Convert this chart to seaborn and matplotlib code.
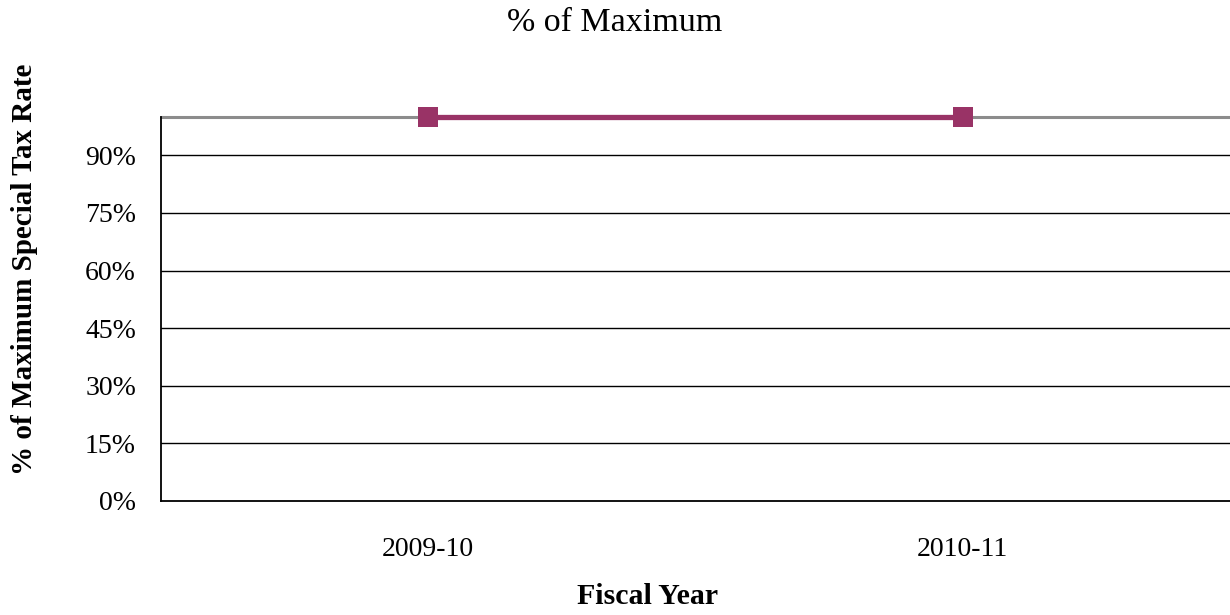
import seaborn as sns
import matplotlib.pyplot as plt
import pandas as pd
from matplotlib.ticker import FixedLocator, FuncFormatter

years = ["2009-10", "2010-11"]
pct_of_max = [100, 100]
yticks = [0, 15, 30, 45, 60, 75, 90]

sns.set_style("white")
plt.rcParams['font.family'] = ['Liberation Serif', 'DejaVu Serif']
plt.rcParams['text.color'] = 'black'
plt.rcParams['axes.labelcolor'] = 'black'

df = pd.DataFrame({"Fiscal Year": years, "pct": pct_of_max})

W, H = 1230, 615
fig = plt.figure(figsize=(12.3, 6.15), dpi=100)
ax = fig.add_axes([161/W, 1 - 501/H, 1 - 161/W, (501 - 117)/H])

for t in yticks[1:]:
    ax.axhline(t, color='black', lw=1, zorder=1)
ax.axhline(100, color='#8c8c8c', lw=2.2, zorder=1, clip_on=False)

sns.lineplot(data=df, x="Fiscal Year", y="pct", ax=ax, color='#993366', lw=3.8,
             marker='s', markersize=14.5, markeredgewidth=0, sort=False, zorder=3,
             clip_on=False)
ax.set_xlim(-0.5, 1.5)
ax.set_ylim(0, 100)
ax.yaxis.set_major_locator(FixedLocator(yticks))
ax.yaxis.set_major_formatter(FuncFormatter(lambda v, p: "{0:d}%".format(int(v))))
ax.tick_params(axis='both', length=0, labelsize=20, colors='black')
ax.tick_params(axis='y', pad=18)
ax.tick_params(axis='x', pad=26)

for s in ['top', 'right']:
    ax.spines[s].set_visible(False)
for s in ['left', 'bottom']:
    ax.spines[s].set_color('black')
    ax.spines[s].set_linewidth(1.3)

ax.set_xlabel("Fiscal Year", fontsize=21.5, fontweight='bold', va='center', color='black')
ax.set_ylabel("% of Maximum Special Tax Rate", fontsize=21, fontweight='bold', va='center', color='black')
ax.xaxis.set_label_coords((648 - 161)/1069, (501 - 597)/384)
ax.yaxis.set_label_coords((25 - 161)/1069, (501 - 269)/384)
fig.text(0.5, 1 - 23/H, "% of Maximum", ha='center', va='center', fontsize=24.5, color='black')

fig.savefig("out.png", dpi=100)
----------
_EXERCISE_: Without any pictures, reproduce the lines from the first one in the material through the line that has "lw=2.2, zorder=1, clip_on=False)", exactly as they appear.

_WRITTEN SOLUTION_:
Convert this chart to seaborn and matplotlib code.
import seaborn as sns
import matplotlib.pyplot as plt
import pandas as pd
from matplotlib.ticker import FixedLocator, FuncFormatter

years = ["2009-10", "2010-11"]
pct_of_max = [100, 100]
yticks = [0, 15, 30, 45, 60, 75, 90]

sns.set_style("white")
plt.rcParams['font.family'] = ['Liberation Serif', 'DejaVu Serif']
plt.rcParams['text.color'] = 'black'
plt.rcParams['axes.labelcolor'] = 'black'

df = pd.DataFrame({"Fiscal Year": years, "pct": pct_of_max})

W, H = 1230, 615
fig = plt.figure(figsize=(12.3, 6.15), dpi=100)
ax = fig.add_axes([161/W, 1 - 501/H, 1 - 161/W, (501 - 117)/H])

for t in yticks[1:]:
    ax.axhline(t, color='black', lw=1, zorder=1)
ax.axhline(100, color='#8c8c8c', lw=2.2, zorder=1, clip_on=False)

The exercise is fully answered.